In a two-tailed test, you’re looking for any significant difference in either direction. The alpha is split evenly between both ends of the distribution. At α = 0.05, that means 0.025 (2.5%) sits in the upper tail and 0.025 in the lower tail. Your result is significant if the test statistic falls in the top 2.5% or the bottom 2.5%.
In a one-tailed test, you’re only interested in one direction (for example, “is this mean greater than X?”). The entire alpha is concentrated in a single tail. At α = 0.05, all 5% goes into whichever tail matches your alternative hypothesis. This makes it easier to detect an effect in that specific direction, but you completely ignore effects in the opposite direction.
Finding Critical Values
The boundaries of the critical region are determined by critical values, which you look up in statistical tables or calculate with software. The specific table you use depends on the type of test.
For large samples where the population standard deviation is known, you use z-critical values from the standard normal distribution. At α = 0.05 for a two-tailed test, the critical values are ±1.96, meaning the critical region includes any z-score above 1.96 or below -1.96. For a one-tailed test at the same alpha, the critical value is 1.645 in the direction of interest.
For smaller samples, you typically use t-critical values, which depend on degrees of freedom (roughly, your sample size minus one). With 10 degrees of freedom at α = 0.05 for a two-tailed test, the critical value is ±2.23, which is wider than the z-value because smaller samples carry more uncertainty. As degrees of freedom increase, t-critical values gradually approach the z-values. By 1,000 degrees of freedom, the two-tailed critical value at α = 0.05 is 1.96, identical to the z-value.
The Decision Rule
The logic for making a decision is straightforward. If your test statistic is more extreme than the critical value in the direction of the alternative hypothesis, you reject the null hypothesis. If it’s less extreme, you do not reject. “More extreme” simply means further into the tail of the distribution.
For example, if your critical value is 1.96 and your calculated z-score is 2.4, the test statistic is in the critical region. You reject the null hypothesis. If your z-score is 1.5, it’s outside the critical region, and you don’t reject.
Critical Region vs. P-Value Approach
There are two equivalent ways to carry out a hypothesis test: the critical region approach and the p-value approach. They always produce the same conclusion.

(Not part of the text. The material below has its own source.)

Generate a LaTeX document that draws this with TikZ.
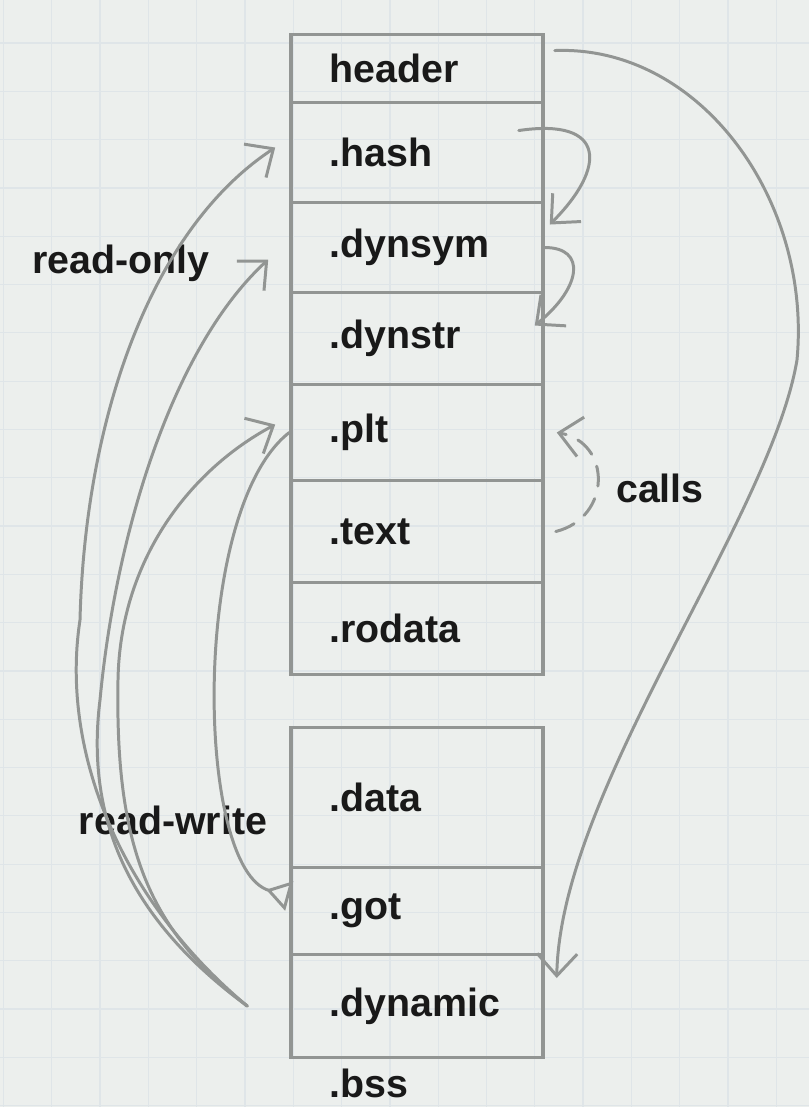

With the critical region approach, you compare your test statistic to the critical value. With the p-value approach, you calculate the probability of observing a result as extreme as yours (the p-value) and compare it to alpha. Your test statistic lands in the critical region if and only if the p-value is less than alpha. Mathematically, these are the same check expressed differently.
The p-value approach has become more popular for a practical reason: reporting a p-value lets readers apply their own significance level. If you report p = 0.03, someone using α = 0.05 would reject the null hypothesis, while someone using α = 0.01 would not. The critical region approach locks you into a single alpha from the start. That said, the critical region framework is often easier to visualize, especially when you’re first learning hypothesis testing, because you can literally picture the shaded tails of a distribution curve and ask whether your result landed there.
A Quick Example
Suppose you want to test whether a new teaching method improves test scores compared to the standard method, where students average 75 points. You set α = 0.05 and run a two-tailed test. Your critical values are ±1.96.
After collecting data, you calculate a z-score of 2.15. That falls above 1.96, placing it in the critical region. You reject the null hypothesis and conclude that the new method produces a statistically significant difference in scores. If the z-score had been 1.80, it would fall outside the critical region, and you wouldn’t have enough evidence to claim a meaningful difference.
Why the Critical Region Matters
The critical region gives hypothesis testing a concrete decision boundary. Without it, you’d have a test statistic but no principled way to decide what counts as “extreme enough” to matter. By fixing alpha before collecting data, you set the rules of the game in advance, which prevents the temptation of adjusting your threshold after seeing the results.
The size of the critical region also directly controls your Type I error rate. If you set α = 0.05, you know that across many tests where the null hypothesis is true, you’ll incorrectly reject it about 5% of the time. This makes statistical conclusions reproducible and comparable across different studies and fields.